▸ **DATA RECORDS**:
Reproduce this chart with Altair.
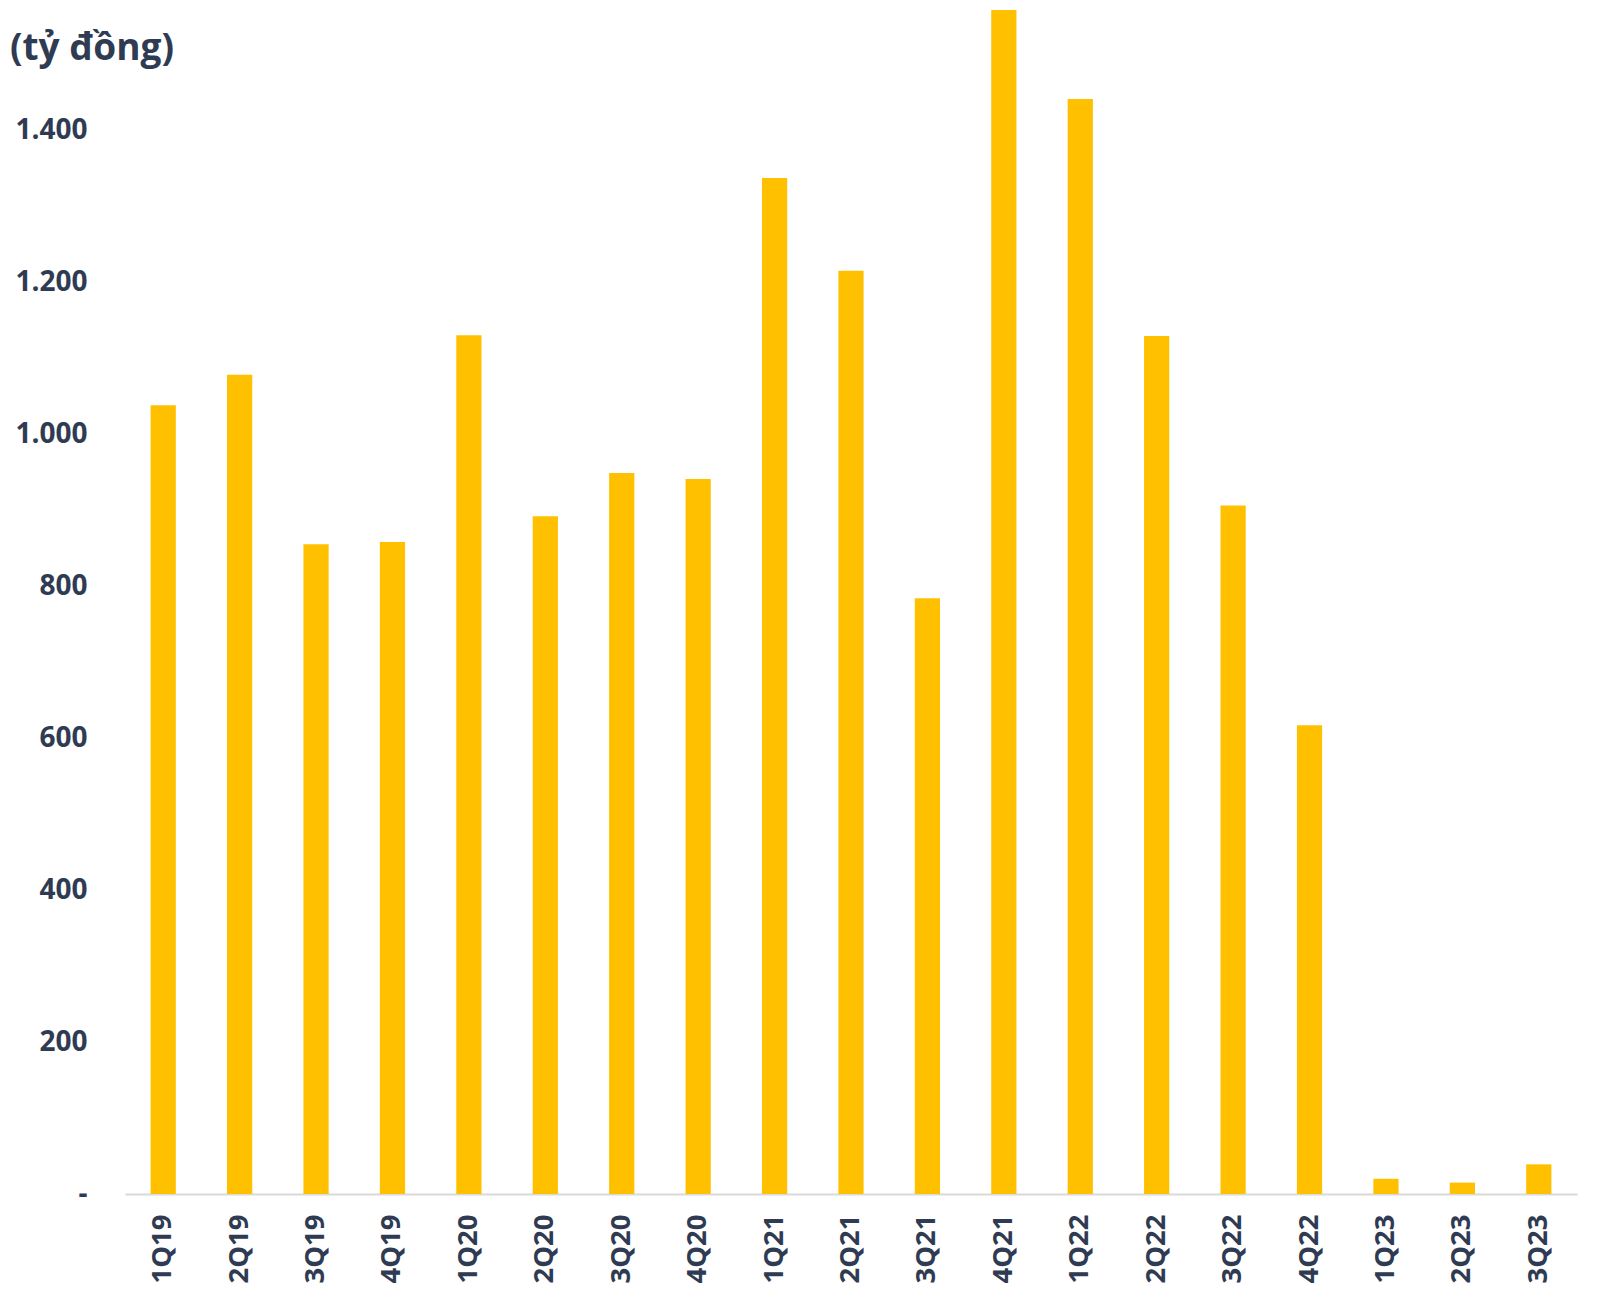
import altair as alt
import pandas as pd

quarters = ["1Q19", "2Q19", "3Q19", "4Q19", "1Q20", "2Q20", "3Q20", "4Q20",
            "1Q21", "2Q21", "3Q21", "4Q21", "1Q22", "2Q22", "3Q22", "4Q22",
            "1Q23", "2Q23", "3Q23"]
values = [1038, 1078, 855, 858, 1130, 892, 949, 941,
          1337, 1215, 784, 1558, 1441, 1129, 906, 617,
          20, 15, 39]
y_ticks = [0, 200, 400, 600, 800, 1000, 1200, 1400]
unit_label = ["(tỷ đồng)"]

df = pd.DataFrame({"q": quarters, "v": values})
FONT = "Open Sans"
TEXT = "#2F3B52"

bars = alt.Chart(df).mark_bar(color="#FFC000").encode(
    x=alt.X("q:N", sort=quarters,
            scale=alt.Scale(paddingInner=0.67, paddingOuter=0.335),
            axis=alt.Axis(title=None, labelAngle=-90, labelFont=FONT, labelFontSize=27.5,
                          labelFontWeight="bold", labelColor=TEXT, ticks=False,
                          domainColor="#D9D9D9", domainWidth=2, labelPadding=20)),
    y=alt.Y("v:Q", scale=alt.Scale(domain=[0, 1570], nice=False),
            axis=alt.Axis(title=None, values=y_ticks, grid=False, domain=False, ticks=False,
                          labelFont=FONT, labelFontSize=28, labelFontWeight="bold",
                          labelColor=TEXT, labelPadding=38,
                          labelExpr="datum.value == 0 ? '-' : replace(format(datum.value, ','), ',', '.')")),
)

title = alt.Chart(pd.DataFrame({"t": unit_label})).mark_text(
    font=FONT, fontSize=37, fontWeight="bold", color=TEXT, align="left", baseline="middle"
).encode(x=alt.value(-115), y=alt.value(48), text="t:N")

chart = alt.layer(bars, title).properties(
    width=1452, height=1193,
    background="white",
    autosize=alt.AutoSizeParams(type="none"),
    padding={"left": 125, "top": 1, "right": 23, "bottom": 105},
).configure_view(strokeWidth=0, stroke="transparent")

chart.save("out.html", embed_options={"renderer": "svg", "actions": False})
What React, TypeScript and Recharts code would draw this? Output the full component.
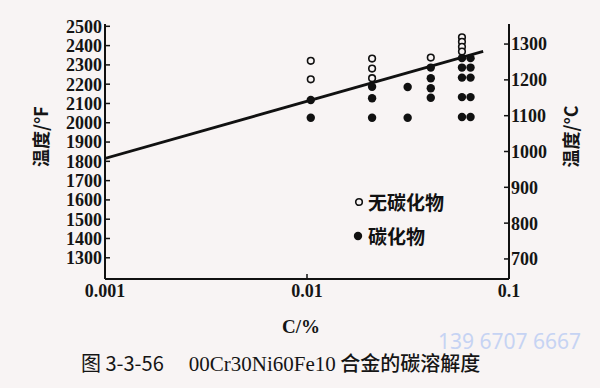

▸ **WRITTEN REQUEST**:
Write out all the entries exactly, except for the pictures.

▸ **THE SOLUTION**:
Reproduce this chart with Altair.
import altair as alt
import pandas as pd

quarters = ["1Q19", "2Q19", "3Q19", "4Q19", "1Q20", "2Q20", "3Q20", "4Q20",
            "1Q21", "2Q21", "3Q21", "4Q21", "1Q22", "2Q22", "3Q22", "4Q22",
            "1Q23", "2Q23", "3Q23"]
values = [1038, 1078, 855, 858, 1130, 892, 949, 941,
          1337, 1215, 784, 1558, 1441, 1129, 906, 617,
          20, 15, 39]
y_ticks = [0, 200, 400, 600, 800, 1000, 1200, 1400]
unit_label = ["(tỷ đồng)"]

df = pd.DataFrame({"q": quarters, "v": values})
FONT = "Open Sans"
TEXT = "#2F3B52"

bars = alt.Chart(df).mark_bar(color="#FFC000").encode(
    x=alt.X("q:N", sort=quarters,
            scale=alt.Scale(paddingInner=0.67, paddingOuter=0.335),
            axis=alt.Axis(title=None, labelAngle=-90, labelFont=FONT, labelFontSize=27.5,
                          labelFontWeight="bold", labelColor=TEXT, ticks=False,
                          domainColor="#D9D9D9", domainWidth=2, labelPadding=20)),
    y=alt.Y("v:Q", scale=alt.Scale(domain=[0, 1570], nice=False),
            axis=alt.Axis(title=None, values=y_ticks, grid=False, domain=False, ticks=False,
                          labelFont=FONT, labelFontSize=28, labelFontWeight="bold",
                          labelColor=TEXT, labelPadding=38,
                          labelExpr="datum.value == 0 ? '-' : replace(format(datum.value, ','), ',', '.')")),
)

title = alt.Chart(pd.DataFrame({"t": unit_label})).mark_text(
    font=FONT, fontSize=37, fontWeight="bold", color=TEXT, align="left", baseline="middle"
).encode(x=alt.value(-115), y=alt.value(48), text="t:N")

chart = alt.layer(bars, title).properties(
    width=1452, height=1193,
    background="white",
    autosize=alt.AutoSizeParams(type="none"),
    padding={"left": 125, "top": 1, "right": 23, "bottom": 105},
).configure_view(strokeWidth=0, stroke="transparent")

chart.save("out.html", embed_options={"renderer": "svg", "actions": False})
What React, TypeScript and Recharts code would draw this? Output the full component.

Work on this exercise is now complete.